Micha Berger micha at aishdas.org
Wed Mar 16 13:55:17 PDT 2011


On Wed, Mar 16, 2011 at 03:49:33PM -0400, R David Cohen wrote:
: Joseph Kaplan wrote:
:> We can have faith because we DON'T know why God does things

: I absolutely agree with the above.
: However, that doesn't mean that we should not take a lesson from tragedies
: of this nature. It should remind us that stuff like this doesn't always and
: only happen to "others".  It should remind us to take stock of our lives and
: our relationships...

On Wed, Mar 16, 2011 at 03:12:43PM -0400, Joseph C. Kaplan wrote:
: You can quote any aggadata you want including references to God's
: anthropomorphic "tears in the ocean." But I still believe it's a grave
: error, and without any real basis, to link these symbolic tears to any
: particular earthquake, especially one that resulted in the deaths of
: thousands of men, women and children.

>From Qol Dodi Dofeiq by RYBS:
    The well-known metaphysical problem arises yet again and the
    sufferer asks: "Why dost thou show me iniquity and beholdest
    mischief? ..." ... (Habakkuk 1:3-4) However, as we emphasized earlier
    God does not address Himself to this question, and man receives no
    reply concerning it. The question remains obscure and sealed, outside
    the domain of logical thought. "For "Thou canst not see My face,
    for man shall not see Me and live" (Exodus 33:2). ... If we wish
    to probe deeply, to question profoundly during a period of nitmarish
    terrors, then we have to pose the question in a halakhic form and ask:
    What is the obligation incumbent upon the sufferer deriving from the
    suffering itself? What commanding voice, what normatice principle
    arises out of the afflictions themselves? Such a question, as we
    stated above, has an answer which finds its expression in a clear
    halakhic ruling. We need not engate in metaphysical speculation in
    order to clarify the law of the rectification of evil. "It is not
    in heaven" (Deuteronomy 30:12). If we should succeed in formulating
    this teaching without getting involved in the question of cause and
    telos, then we will obtain complete redemption...
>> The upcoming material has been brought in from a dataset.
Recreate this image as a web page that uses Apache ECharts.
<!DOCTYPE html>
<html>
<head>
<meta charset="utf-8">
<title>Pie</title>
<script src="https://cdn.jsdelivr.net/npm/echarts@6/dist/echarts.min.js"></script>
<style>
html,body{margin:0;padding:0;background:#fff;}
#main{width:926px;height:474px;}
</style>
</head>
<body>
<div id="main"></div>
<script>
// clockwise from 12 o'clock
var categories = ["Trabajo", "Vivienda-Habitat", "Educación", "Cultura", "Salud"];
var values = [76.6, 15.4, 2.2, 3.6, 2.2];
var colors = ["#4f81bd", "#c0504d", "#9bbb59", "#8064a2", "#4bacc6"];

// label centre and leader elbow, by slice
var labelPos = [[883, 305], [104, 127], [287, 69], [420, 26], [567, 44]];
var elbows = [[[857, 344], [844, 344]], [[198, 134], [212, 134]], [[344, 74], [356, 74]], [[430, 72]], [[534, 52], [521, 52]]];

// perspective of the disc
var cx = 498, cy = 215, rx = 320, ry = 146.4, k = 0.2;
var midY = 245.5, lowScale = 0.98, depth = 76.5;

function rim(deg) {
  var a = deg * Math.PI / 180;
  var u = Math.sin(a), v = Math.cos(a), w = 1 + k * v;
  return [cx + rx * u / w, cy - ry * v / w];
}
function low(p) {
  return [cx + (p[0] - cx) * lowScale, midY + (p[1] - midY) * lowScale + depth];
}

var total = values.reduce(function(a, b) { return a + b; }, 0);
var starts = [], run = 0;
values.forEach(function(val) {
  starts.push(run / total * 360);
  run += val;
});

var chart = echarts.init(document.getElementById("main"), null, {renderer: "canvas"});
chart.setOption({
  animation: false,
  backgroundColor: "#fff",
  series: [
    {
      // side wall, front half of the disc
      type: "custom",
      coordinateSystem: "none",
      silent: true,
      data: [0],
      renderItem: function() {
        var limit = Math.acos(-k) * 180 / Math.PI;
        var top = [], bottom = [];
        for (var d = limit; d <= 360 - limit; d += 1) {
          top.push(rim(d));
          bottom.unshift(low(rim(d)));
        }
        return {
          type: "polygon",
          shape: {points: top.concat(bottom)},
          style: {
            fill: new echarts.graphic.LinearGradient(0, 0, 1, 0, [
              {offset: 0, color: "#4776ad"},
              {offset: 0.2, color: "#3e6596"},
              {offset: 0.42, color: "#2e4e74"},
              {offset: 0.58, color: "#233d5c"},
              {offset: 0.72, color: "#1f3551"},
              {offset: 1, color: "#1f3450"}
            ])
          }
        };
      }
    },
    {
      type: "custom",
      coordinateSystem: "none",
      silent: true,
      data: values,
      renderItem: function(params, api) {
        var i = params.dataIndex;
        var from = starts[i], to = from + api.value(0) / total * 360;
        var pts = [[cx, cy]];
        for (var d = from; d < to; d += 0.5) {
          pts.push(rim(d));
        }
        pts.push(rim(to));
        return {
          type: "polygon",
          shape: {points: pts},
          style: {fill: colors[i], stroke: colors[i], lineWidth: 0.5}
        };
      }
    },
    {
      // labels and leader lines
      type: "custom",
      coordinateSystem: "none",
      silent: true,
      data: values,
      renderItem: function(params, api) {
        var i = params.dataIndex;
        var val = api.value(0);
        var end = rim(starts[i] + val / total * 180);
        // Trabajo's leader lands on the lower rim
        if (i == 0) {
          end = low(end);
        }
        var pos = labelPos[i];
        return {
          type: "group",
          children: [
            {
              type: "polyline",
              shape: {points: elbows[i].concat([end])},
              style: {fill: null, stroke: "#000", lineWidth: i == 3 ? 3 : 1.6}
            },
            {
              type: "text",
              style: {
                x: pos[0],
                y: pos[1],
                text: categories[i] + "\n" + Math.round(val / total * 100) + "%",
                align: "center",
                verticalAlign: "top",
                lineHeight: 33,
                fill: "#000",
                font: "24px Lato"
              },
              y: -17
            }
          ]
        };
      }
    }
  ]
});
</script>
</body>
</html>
RDC is in good company... Taking lesson from something does not need to
imply that the old we are abandoning was the sin behind some punishment,
("... without getting involved in the question of cause") nor that
Hashem performed or allowed people to perform the tragic in order to
evince that change ("... or telos").

To repeat from what I quoted before of RAShafran's description of the
CC's response to the Japanese earthquake in 1923:
    Informed of the mass deaths in Japan, the 85-year-old rabbinic leader
    was visibly shaken, immediately undertook to fast and insisted that
    the news should spur all Jews to repentance.
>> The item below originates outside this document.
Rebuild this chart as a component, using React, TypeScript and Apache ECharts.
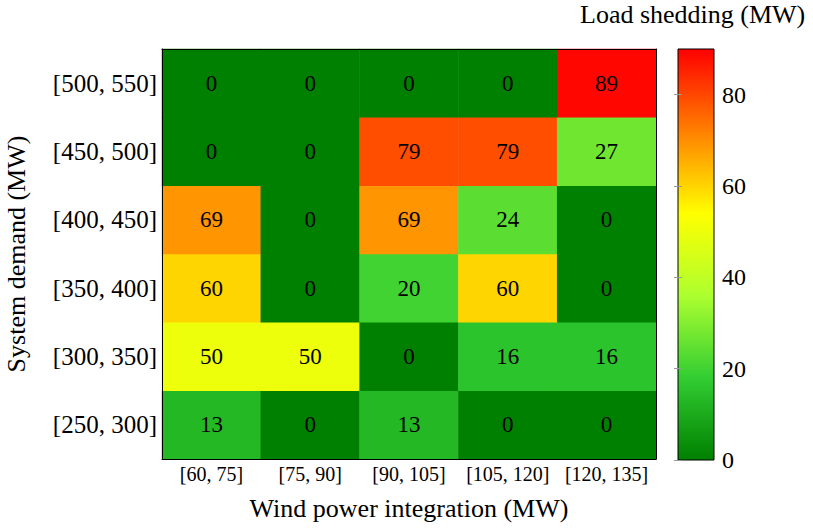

    Yes, Jews to repentance. Jewish religious sources maintain that
    catastrophes, even when they do not directly affect Jews, are
    nevertheless messages for them, wake-up calls to change for the
    better. Insurers call such occurrences "Acts of G-d." For Jews, the
    phrase is apt, and every such lamentable event demands a personal
    response.

(Again, I don't know if this was the CC's intent, or if he spoke about
Jews doing teshuvah because that's his audience. Had the local Lithuanians
asked him, I do not know if the CC wouldn't have said that it was
a wakeup call to them to. I would appreciate a primary source, with
checkable wording.)

And:
    That is the secret of how we can create a better world and vanquish
    evil -- the source of all tragedy -- at its very roots.

    For when we do such things, the seeming tiny quanta of our collective
    merits can combine and swell, no less than drops of water that make
    up an ocean, into a tidal wave of goodness, ushering in the day when,
    as the prophet Isaiah (11:9) foretold, "the earth will be filled
    with knowledge of G-d, like the water that covers the oceans."

Note that the CC too is described as taking a lesson, without exploring
"cause or telos". He didn't say that HQBH punished the Japanese for
the Jews' sins, or even that He did so for the purpose of sending us
a message. Just that when events shake us out of our rut, it's a good
time to do teshuvah. A response to "rectify evil", not a "metaphysical
speculation".

Tir'u baTov!
-Micha

-- 
Micha Berger             Like a bird, man can reach undreamed-of
micha at aishdas.org        heights as long as he works his wings.